What to do: Keep to the lines from the line containing "Generate a Python" through the line containing "3.4, 3.3, 3.3]": copy them exactly and leave every picture out.

--- START OF Given records ---

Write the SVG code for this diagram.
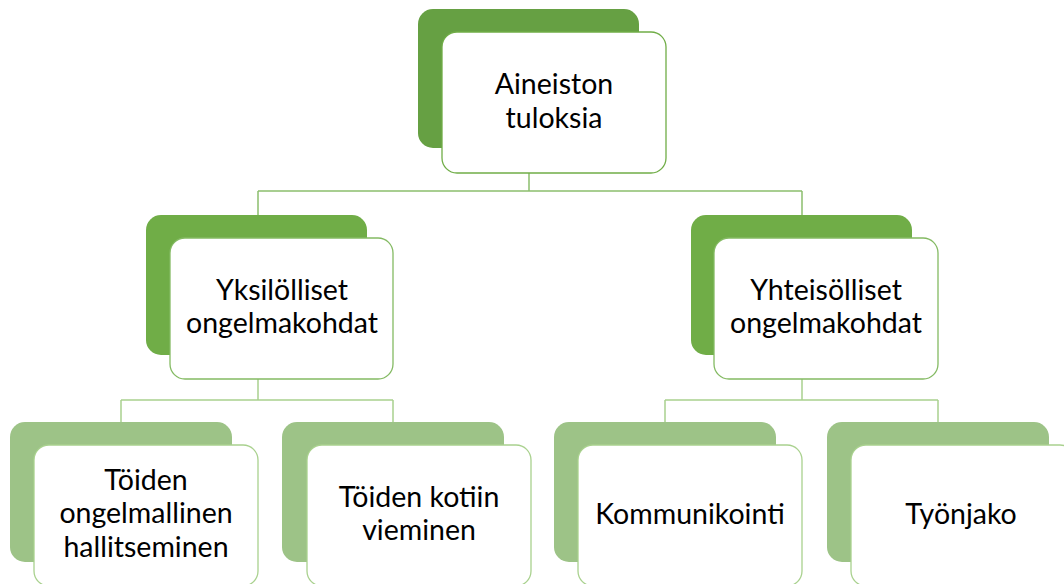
<svg xmlns="http://www.w3.org/2000/svg" width="1064" height="584" viewBox="0 0 1064 584">
<style>
.bg{fill:#ffffff}
.b1{fill:#66A043}
.b2{fill:#70AD47}
.b3{fill:#9DC387}
.f1{fill:#ffffff;stroke:#70AD47;stroke-width:1.3}
.f2{fill:#ffffff;stroke:#84BA63;stroke-width:1.3}
.f3{fill:#ffffff;stroke:#A9D18E;stroke-width:1.3}
.c1{fill:none;stroke:#8CBF6E;stroke-width:1.5}
.c2{fill:none;stroke:#A9D18E;stroke-width:1.5}
text{font-family:Lato,"Liberation Sans",sans-serif;font-size:28.5px;fill:#000000;text-anchor:middle}
</style>
<rect class="bg" x="0" y="0" width="1064" height="584"/>
<g id="connectors">
<path class="c1" d="M529 173V191M258 191H802M258 191V215M802 191V215"/>
<path class="c2" d="M258 379V400M121 400H393M121 400V422M393 400V422"/>
<path class="c2" d="M802 379V400M665 400H938M665 400V422M938 400V422"/>
</g>
<g id="n-top">
<rect class="b1" x="418" y="9" width="221" height="139" rx="15"/>
<rect class="f1" x="442" y="32" width="224" height="141" rx="15"/>
<text x="554" y="94">Aineiston</text>
<text x="554" y="128">tuloksia</text>
</g>
<g id="n-yksi">
<rect class="b2" x="146" y="215" width="221" height="140" rx="15"/>
<rect class="f2" x="170" y="238" width="223" height="141" rx="15"/>
<text x="282" y="300">Yksilölliset</text>
<text x="282" y="333">ongelmakohdat</text>
</g>
<g id="n-yhte">
<rect class="b2" x="691" y="215" width="221" height="140" rx="15"/>
<rect class="f2" x="714" y="238" width="224" height="141" rx="15"/>
<text x="826" y="300">Yhteisölliset</text>
<text x="826" y="333">ongelmakohdat</text>
</g>
<g id="n-toiden1">
<rect class="b3" x="10" y="422" width="222" height="140" rx="15"/>
<rect class="f3" x="34" y="445" width="224" height="141" rx="15"/>
<text x="146" y="490">Töiden</text>
<text x="146" y="523">ongelmallinen</text>
<text x="146" y="557">hallitseminen</text>
</g>
<g id="n-toiden2">
<rect class="b3" x="282" y="422" width="222" height="140" rx="15"/>
<rect class="f3" x="307" y="445" width="224" height="141" rx="15"/>
<text x="419" y="507">Töiden kotiin</text>
<text x="419" y="540">vieminen</text>
</g>
<g id="n-komm">
<rect class="b3" x="554" y="422" width="222" height="140" rx="15"/>
<rect class="f3" x="578" y="445" width="224" height="141" rx="15"/>
<text x="690" y="524">Kommunikointi</text>
</g>
<g id="n-tyon">
<rect class="b3" x="827" y="422" width="222" height="140" rx="15"/>
<rect class="f3" x="851" y="445" width="224" height="141" rx="15"/>
<text x="961" y="524">Työnjako</text>
</g>
</svg>
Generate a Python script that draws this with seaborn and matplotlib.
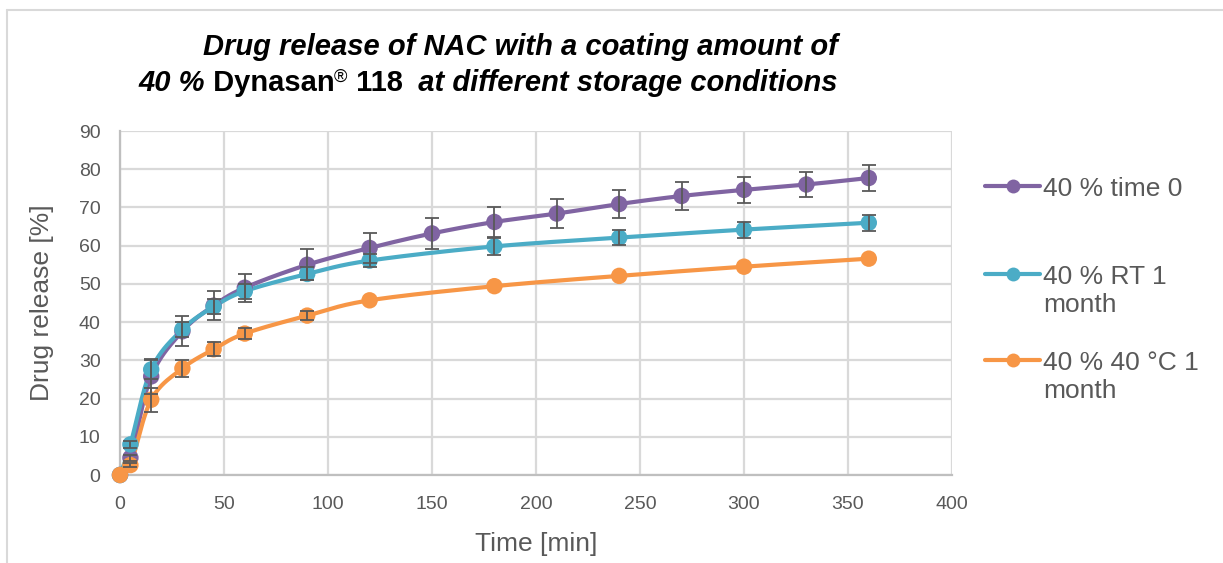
import numpy as np
import pandas as pd
import matplotlib
matplotlib.use("Agg")
import matplotlib.pyplot as plt
from matplotlib.lines import Line2D
import seaborn as sns

# ---- data ---------------------------------------------------------------
time_t0 = [0, 5, 15, 30, 45, 60, 90, 120, 150, 180, 210, 240, 270, 300, 330, 360]
rel_t0 = [0.0, 4.5, 25.8, 37.6, 44.3, 49.0, 55.0, 59.4, 63.2, 66.2, 68.4, 70.9, 73.0, 74.6, 76.0, 77.7]
err_t0 = [0.0, 0.8, 4.5, 3.9, 3.8, 3.7, 4.1, 4.0, 4.1, 3.9, 3.8, 3.6, 3.6, 3.4, 3.3, 3.3]

time_rt = [0, 5, 15, 30, 45, 60, 90, 120, 180, 240, 300, 360]
rel_rt = [0.0, 8.0, 27.6, 38.1, 44.0, 48.1, 52.6, 56.1, 59.8, 62.1, 64.2, 66.0]
err_rt = [0.0, 1.0, 2.5, 2.0, 2.0, 2.0, 1.7, 1.7, 2.2, 2.0, 2.1, 2.1]

time_40c = [0, 5, 15, 30, 45, 60, 90, 120, 180, 240, 300, 360]
rel_40c = [0.0, 2.6, 19.7, 27.9, 32.9, 37.0, 41.7, 45.7, 49.4, 52.1, 54.5, 56.6]
err_40c = [0.0, 0.5, 3.1, 2.2, 1.8, 1.5, 1.2, 0.0, 0.0, 0.0, 0.0, 0.0]

labels = ["40 % time 0", "40 % RT 1\nmonth", "40 % 40 °C 1\nmonth"]
colors = ["#8064A2", "#4BACC6", "#F79646"]

x_ticks = [0, 50, 100, 150, 200, 250, 300, 350, 400]
y_ticks = [0, 10, 20, 30, 40, 50, 60, 70, 80, 90]

title_line1 = "Drug release of NAC with a coating amount of"
# second title line: (text, italic, size scale, raised)
title_line2 = [("40 %", True, 1.0, False), (" Dynasan", False, 1.0, False),
               ("®", False, 0.62, True), (" 118", False, 1.0, False),
               ("  at different storage conditions", True, 1.0, False)]

series = [(time_t0, rel_t0, err_t0), (time_rt, rel_rt, err_rt), (time_40c, rel_40c, err_40c)]


def smooth_path(xs, ys, sx=832 / 400, sy=344 / 90, n=24):
    """Bezier smoothing through the points (tension like spreadsheet smoothed lines)."""
    p = np.column_stack([np.asarray(xs, float) * sx, np.asarray(ys, float) * sy])
    out = [p[0]]
    for i in range(len(p) - 1):
        p0 = p[i - 1] if i > 0 else p[i]
        p1, p2 = p[i], p[i + 1]
        p3 = p[i + 2] if i + 2 < len(p) else p[i + 1]
        c1 = p1 + (p2 - p0) / 6.0
        c2 = p2 - (p3 - p1) / 6.0
        t = np.linspace(0, 1, n)[1:, None]
        seg = ((1 - t) ** 3) * p1 + 3 * ((1 - t) ** 2) * t * c1 + 3 * (1 - t) * t ** 2 * c2 + t ** 3 * p2
        out.extend(seg)
    out = np.array(out)
    return out[:, 0] / sx, out[:, 1] / sy


# ---- figure ---------------------------------------------------------------
sns.set_theme(style="white")
plt.rcParams["font.family"] = ["Liberation Sans", "DejaVu Sans"]

W, H = 1223, 563
fig = plt.figure(figsize=(W / 100, H / 100), dpi=100)
ax = fig.add_axes([120 / W, 1 - 475 / H, 832 / W, 344 / H])

for (xs, ys, es), col, lab in zip(series, colors, labels):
    cx, cy = smooth_path(xs, ys)
    curve = pd.DataFrame({"t": cx, "r": cy})
    sns.lineplot(data=curve, x="t", y="r", ax=ax, color=col, lw=3.0, sort=False,
                 estimator=None, zorder=3, legend=False, clip_on=False)
    pts = pd.DataFrame({"t": xs, "r": ys})
    sns.scatterplot(data=pts, x="t", y="r", ax=ax, color=col, s=140, edgecolor="none",
                    zorder=4, legend=False, clip_on=False)

for (xs, ys, es), col in zip(series, colors):
    xs_e = [x for x, e in zip(xs, es) if e > 0]
    ys_e = [y for y, e in zip(ys, es) if e > 0]
    ee = [e for e in es if e > 0]
    ax.errorbar(xs_e, ys_e, yerr=ee, fmt="none", ecolor="#595959", elinewidth=1.3,
                capsize=5, capthick=1.3, zorder=5)

ax.set_xlim(0, 400)
ax.set_ylim(0, 90)
ax.set_xticks(x_ticks)
ax.set_yticks(y_ticks)
ax.set_xticklabels([str(v) for v in x_ticks])
ax.set_yticklabels([str(v) for v in y_ticks])
ax.grid(True, color="#D9D9D9", lw=1.6)
ax.set_axisbelow(True)
for s in ["top", "right"]:
    ax.spines[s].set_visible(False)
for s in ["left", "bottom"]:
    ax.spines[s].set_color("#BFBFBF")
    ax.spines[s].set_linewidth(1.6)
ax.tick_params(axis="both", colors="#595959", labelsize=14, length=0)
ax.tick_params(axis="y", pad=14)
ax.tick_params(axis="x", pad=15)
ax.set_xlabel("Time [min]", fontsize=19, color="#595959", labelpad=14)
ax.set_ylabel("Drug release [%]", fontsize=19, color="#595959", labelpad=18)

# legend, laid out entry by entry (handle beside the first text line)
leg_rows = [186, 274, 360]
leg_line_gap = 28.5
for yrow, col, lab in zip(leg_rows, colors, labels):
    yf = 1 - yrow / H
    fig.add_artist(Line2D([985 / W, 1040 / W], [yf, yf], transform=fig.transFigure,
                          color=col, lw=3.0))
    fig.add_artist(Line2D([1012.5 / W], [yf], transform=fig.transFigure, color=col,
                          marker="o", markersize=10, markeredgewidth=0))
    for k, part in enumerate(lab.split("\n")):
        fig.text(1043 / W, 1 - (yrow + k * leg_line_gap) / H, part, ha="left",
                 va="center_baseline", fontsize=19, color="#595959")

# title, two lines, right-aligned at the same edge
tsize = 21
fig.text(838 / W, 1 - 47 / H, title_line1, ha="right", va="center", style="italic",
         fontsize=tsize, fontweight="bold", color="black")

renderer = fig.canvas.get_renderer()
pieces = []
for txt, ital, scale, raised in title_line2:
    pieces.append(fig.text(0, 0, txt, ha="left", va="baseline", fontsize=tsize * scale,
                           fontweight="bold" if scale == 1.0 else "normal",
                           style="italic" if ital else "normal", color="black"))
widths = [p.get_window_extent(renderer).width for p in pieces]
x = 838 - sum(widths)
base = 91
for p, w, (txt, ital, scale, raised) in zip(pieces, widths, title_line2):
    yb = base - (9 if raised else 0)
    p.set_position((x / W, 1 - yb / H))
    x += w

# chart-area frame (top and left edges)
fig.add_artist(Line2D([7 / W, 1], [1 - 10 / H, 1 - 10 / H], transform=fig.transFigure,
                      color="#D9D9D9", lw=1.5))
fig.add_artist(Line2D([7 / W, 7 / W], [0, 1 - 10 / H], transform=fig.transFigure,
                      color="#D9D9D9", lw=1.5))

fig.savefig("out.png", dpi=100)
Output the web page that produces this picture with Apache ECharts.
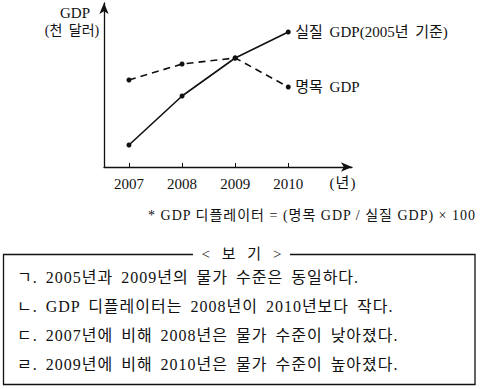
<!DOCTYPE html>
<html>
<head>
<meta charset="utf-8">
<script src="https://cdn.jsdelivr.net/npm/echarts@6/dist/echarts.min.js"></script>
<style>
html,body{margin:0;padding:0;background:#fff;}
#c{width:480px;height:389px;}
#c text[style*="kwide"]{letter-spacing:1px;word-spacing:3px;}
#c text[style*="ktitle"]{letter-spacing:1px;word-spacing:6px;}
#c text[style*="klab"]{word-spacing:3px;}
#c text[style*="kfoot"]{letter-spacing:1px;}
</style>
</head>
<body>
<div id="c"></div>
<script>
const years = [2007, 2008, 2009, 2010];
const realGDP = [22, 71, 109, 135];
const nominalGDP = [87, 103, 109, 80];
const realLabel = '실질 GDP(2005년 기준)';
const nominalLabel = '명목 GDP';
const yName1 = 'GDP';
const yName2 = '(천 달러)';
const xUnit = '(년)';
const footnote = '* GDP 디플레이터 = (명목 GDP / 실질 GDP) × 100';
const boxTitle = '< 보 기 >';
const boxItems = [
  'ㄱ. 2005년과 2009년의 물가 수준은 동일하다.',
  'ㄴ. GDP 디플레이터는 2008년이 2010년보다 작다.',
  'ㄷ. 2007년에 비해 2008년은 물가 수준이 낮아졌다.',
  'ㄹ. 2009년에 비해 2010년은 물가 수준이 높아졌다.'
];

const FAM = 'Liberation Serif, Noto Sans CJK KR, serif';
const WIDE = 'kwide, ' + FAM;
const TITLE = 'ktitle, ' + FAM;
const LAB = 'klab, ' + FAM;
const FOOT = 'kfoot, ' + FAM;
const chart = echarts.init(document.getElementById('c'), null, {renderer: 'svg'});

const itemGraphics = boxItems.map((t, i) => ({
  type: 'text', x: 17, y: 277 + i * 29,
  style: {text: t, fontSize: 16, fontFamily: WIDE, fill: '#111', verticalAlign: 'middle'}
}));

chart.setOption({
  animation: false,
  backgroundColor: '#fff',
  grid: {left: 104, right: 128, top: 3, bottom: 222, containLabel: false},
  xAxis: {
    type: 'value', min: 2006.53, max: 2011.2,
    axisLine: {show: true, lineStyle: {color: '#111', width: 1.3}, symbol: ['none', 'arrow'], symbolSize: [7, 11]},
    axisTick: {show: true, inside: true, length: 4, customValues: years, lineStyle: {color: '#111'}},
    axisLabel: {show: true, customValues: years, color: '#111', fontSize: 15, fontFamily: FAM, margin: 9,
      formatter: v => String(v)},
    splitLine: {show: false}
  },
  yAxis: {
    type: 'value', min: 0, max: 164,
    axisLine: {show: true, lineStyle: {color: '#111', width: 1.3}, symbol: ['none', 'arrow'], symbolSize: [7, 11]},
    axisTick: {show: false}, axisLabel: {show: false}, splitLine: {show: false}
  },
  graphic: [
    {type: 'text', x: 75, y: 13, style: {text: yName1, fontSize: 15, fontFamily: FAM, fill: '#111', align: 'center', verticalAlign: 'middle'}},
    {type: 'text', x: 72, y: 30, style: {text: yName2, fontSize: 14, fontFamily: LAB, fill: '#111', align: 'center', verticalAlign: 'middle'}},
    {type: 'text', x: 343, y: 183, style: {text: xUnit, fontSize: 15, fontFamily: WIDE, fill: '#111', align: 'center', verticalAlign: 'middle'}},
    {type: 'text', x: 476, y: 215, style: {text: footnote, fontSize: 14, fontFamily: FOOT, fill: '#111', align: 'right', verticalAlign: 'middle'}},
    {type: 'polyline', shape: {points: [[193, 254.5], [3.5, 254.5], [3.5, 384.5], [475, 384.5], [475, 254.5], [290, 254.5]]},
      style: {stroke: '#111', lineWidth: 1.3, fill: null}},
    {type: 'text', x: 242, y: 254, style: {text: boxTitle, fontSize: 15, fontFamily: TITLE, fill: '#111', align: 'center', verticalAlign: 'middle'}},
    ...itemGraphics
  ],
  series: [
    {
      type: 'line', data: years.map((y, i) => [y, realGDP[i]]),
      symbol: 'circle', symbolSize: 5, itemStyle: {color: '#111'},
      lineStyle: {color: '#111', width: 1.6, type: 'solid'},
      endLabel: {show: true, formatter: () => realLabel, color: '#111', fontSize: 15, fontFamily: LAB, distance: 7}
    },
    {
      type: 'line', data: years.map((y, i) => [y, nominalGDP[i]]),
      symbol: 'circle', symbolSize: 5, itemStyle: {color: '#111'},
      lineStyle: {color: '#111', width: 1.6, type: [7, 5]},
      endLabel: {show: true, formatter: () => nominalLabel, color: '#111', fontSize: 15, fontFamily: LAB, distance: 7}
    }
  ]
});
</script>
</body>
</html>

--- END OF Given records ---

Written solution:
Generate a Python script that draws this with seaborn and matplotlib.
import numpy as np
import pandas as pd
import matplotlib
matplotlib.use("Agg")
import matplotlib.pyplot as plt
from matplotlib.lines import Line2D
import seaborn as sns

# ---- data ---------------------------------------------------------------
time_t0 = [0, 5, 15, 30, 45, 60, 90, 120, 150, 180, 210, 240, 270, 300, 330, 360]
rel_t0 = [0.0, 4.5, 25.8, 37.6, 44.3, 49.0, 55.0, 59.4, 63.2, 66.2, 68.4, 70.9, 73.0, 74.6, 76.0, 77.7]
err_t0 = [0.0, 0.8, 4.5, 3.9, 3.8, 3.7, 4.1, 4.0, 4.1, 3.9, 3.8, 3.6, 3.6, 3.4, 3.3, 3.3]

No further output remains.